◆ **Task goal**:
The line holding "mew=1.0, color=c, zorder=4)" is the last one to output; start at the first line of the data, keep every line in between exactly, and leave out pictures.
• • • •
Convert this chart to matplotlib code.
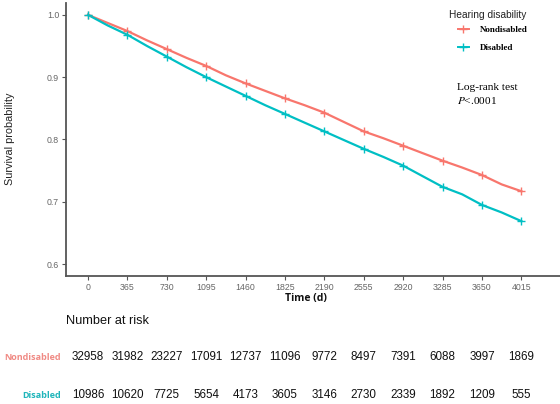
import matplotlib
matplotlib.use("Agg")
import matplotlib.pyplot as plt
import matplotlib.transforms as mtransforms
from matplotlib.lines import Line2D
from matplotlib import font_manager

plt.rcParams['mathtext.fontset'] = 'stix'

names = {f.name for f in font_manager.fontManager.ttflist}
narrow = 'Liberation Sans'
for cand in ['Liberation Sans Narrow', 'DejaVu Sans Condensed']:
    if cand in names:
        narrow = cand
        break

# survival curves
times = [0, 182, 365, 547, 730, 912, 1095, 1277, 1460, 1642, 1825, 2007, 2190,
         2372, 2555, 2737, 2920, 3102, 3285, 3467, 3650, 3832, 4015]
surv_nondisabled = [1.0, 0.987, 0.974, 0.959, 0.945, 0.931, 0.918, 0.903, 0.890,
                    0.878, 0.866, 0.855, 0.843, 0.828, 0.813, 0.802, 0.790, 0.778,
                    0.766, 0.755, 0.743, 0.728, 0.717]
surv_disabled = [1.0, 0.983, 0.968, 0.950, 0.933, 0.916, 0.900, 0.885, 0.870,
                 0.855, 0.841, 0.827, 0.813, 0.799, 0.785, 0.772, 0.758, 0.741,
                 0.724, 0.712, 0.695, 0.683, 0.669]

ticks = [0, 365, 730, 1095, 1460, 1825, 2190, 2555, 2920, 3285, 3650, 4015]
risk_nondisabled = [32958, 31982, 23227, 17091, 12737, 11096, 9772, 8497, 7391, 6088, 3997, 1869]
risk_disabled = [10986, 10620, 7725, 5654, 4173, 3605, 3146, 2730, 2339, 1892, 1209, 555]

red = '#F8766D'
teal = '#00BFC4'

fig = plt.figure(figsize=(5.6, 4.04), dpi=100)
ax = fig.add_axes([66 / 560, 1 - 276 / 404, 1 - 66 / 560, 273 / 404])

for s, c in [(surv_nondisabled, red), (surv_disabled, teal)]:
    ax.plot(times, s, color=c, lw=1.6, zorder=3)
    mk = [s[times.index(t)] for t in ticks]
    ax.plot(ticks, mk, ls='none', marker='+', ms=6, mew=1.0, color=c, zorder=4)

ax.set_xlim(-204, 4373)
ax.set_ylim(0.581, 1.019)
ax.set_xticks(ticks)
ax.set_yticks([0.6, 0.7, 0.8, 0.9, 1.0])
ax.set_yticklabels(['0.6', '0.7', '0.8', '0.9', '1.0'])
ax.tick_params(labelsize=6.3, colors='#555555', labelcolor='#666666', length=3,
               width=0.8, pad=2)
for lab in ax.get_xticklabels() + ax.get_yticklabels():
    lab.set_family('Liberation Sans')
for side in ['top', 'right']:
    ax.spines[side].set_visible(False)
for side in ['left', 'bottom']:
    ax.spines[side].set_color('#555555')
    ax.spines[side].set_linewidth(1.3)

fig.text(10 / 560, 1 - 139 / 404, 'Survival probability', rotation=90,
         ha='center', va='center', fontsize=7.8, family='Liberation Sans',
         color='#222222')
fig.text(306 / 560, 1 - 298 / 404, 'Time (d)', ha='center', va='center',
         fontsize=7.5, fontweight='bold', family='Open Sans', color='#111111')

# legend
fig.text(449 / 560, 1 - 15 / 404, 'Hearing disability', ha='left', va='center',
         fontsize=7.3, family='Liberation Sans', color='#222222')
handles = [Line2D([], [], color=red, marker='+', lw=1.4, ms=6),
           Line2D([], [], color=teal, marker='+', lw=1.4, ms=6)]
ax.legend(handles, ['Nondisabled', 'Disabled'],
          loc='upper left', bbox_to_anchor=(458 / 560, 1 - 26 / 404),
          bbox_transform=fig.transFigure, frameon=False,
          prop={'family': 'Liberation Serif', 'weight': 'bold', 'size': 6.5},
          handlelength=1.2, handletextpad=1.2, labelspacing=1.05,
          borderaxespad=0, borderpad=0)

fig.text(457 / 560, 1 - 88 / 404, 'Log-rank test', family='Liberation Serif',
         fontsize=8.2, va='center', ha='left')
fig.text(457 / 560, 1 - 100 / 404, r'$P$<.0001', family='Liberation Serif',
         fontsize=8.2, va='center', ha='left')

# risk table
fig.text(66 / 560, 1 - 321 / 404, 'Number at risk', fontsize=9.2, family=narrow,
         va='center', ha='left', color='#111111')
tr = mtransforms.blended_transform_factory(ax.transData, fig.transFigure)
for vals, y in [(risk_nondisabled, 1 - 357 / 404), (risk_disabled, 1 - 395 / 404)]:
    for t, v in zip(ticks, vals):
        ax.text(t, y, str(v), transform=tr, ha='center', va='center',
                fontsize=8.4, family=narrow, color='#111111', clip_on=False)
fig.text(61 / 560, 1 - 357 / 404, 'Nondisabled', ha='right', va='center',
         fontsize=6.5, family='Open Sans', fontweight='bold', color='#F08A84')
fig.text(61 / 560, 1 - 395 / 404, 'Disabled', ha='right', va='center',
         fontsize=6.5, family='Open Sans', fontweight='bold', color='#1FB5BA')

fig.savefig('out.png', dpi=100)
• • • •
◆ **Expected answer**:
Convert this chart to matplotlib code.
import matplotlib
matplotlib.use("Agg")
import matplotlib.pyplot as plt
import matplotlib.transforms as mtransforms
from matplotlib.lines import Line2D
from matplotlib import font_manager

plt.rcParams['mathtext.fontset'] = 'stix'

names = {f.name for f in font_manager.fontManager.ttflist}
narrow = 'Liberation Sans'
for cand in ['Liberation Sans Narrow', 'DejaVu Sans Condensed']:
    if cand in names:
        narrow = cand
        break

# survival curves
times = [0, 182, 365, 547, 730, 912, 1095, 1277, 1460, 1642, 1825, 2007, 2190,
         2372, 2555, 2737, 2920, 3102, 3285, 3467, 3650, 3832, 4015]
surv_nondisabled = [1.0, 0.987, 0.974, 0.959, 0.945, 0.931, 0.918, 0.903, 0.890,
                    0.878, 0.866, 0.855, 0.843, 0.828, 0.813, 0.802, 0.790, 0.778,
                    0.766, 0.755, 0.743, 0.728, 0.717]
surv_disabled = [1.0, 0.983, 0.968, 0.950, 0.933, 0.916, 0.900, 0.885, 0.870,
                 0.855, 0.841, 0.827, 0.813, 0.799, 0.785, 0.772, 0.758, 0.741,
                 0.724, 0.712, 0.695, 0.683, 0.669]

ticks = [0, 365, 730, 1095, 1460, 1825, 2190, 2555, 2920, 3285, 3650, 4015]
risk_nondisabled = [32958, 31982, 23227, 17091, 12737, 11096, 9772, 8497, 7391, 6088, 3997, 1869]
risk_disabled = [10986, 10620, 7725, 5654, 4173, 3605, 3146, 2730, 2339, 1892, 1209, 555]

red = '#F8766D'
teal = '#00BFC4'

fig = plt.figure(figsize=(5.6, 4.04), dpi=100)
ax = fig.add_axes([66 / 560, 1 - 276 / 404, 1 - 66 / 560, 273 / 404])

for s, c in [(surv_nondisabled, red), (surv_disabled, teal)]:
    ax.plot(times, s, color=c, lw=1.6, zorder=3)
    mk = [s[times.index(t)] for t in ticks]
    ax.plot(ticks, mk, ls='none', marker='+', ms=6, mew=1.0, color=c, zorder=4)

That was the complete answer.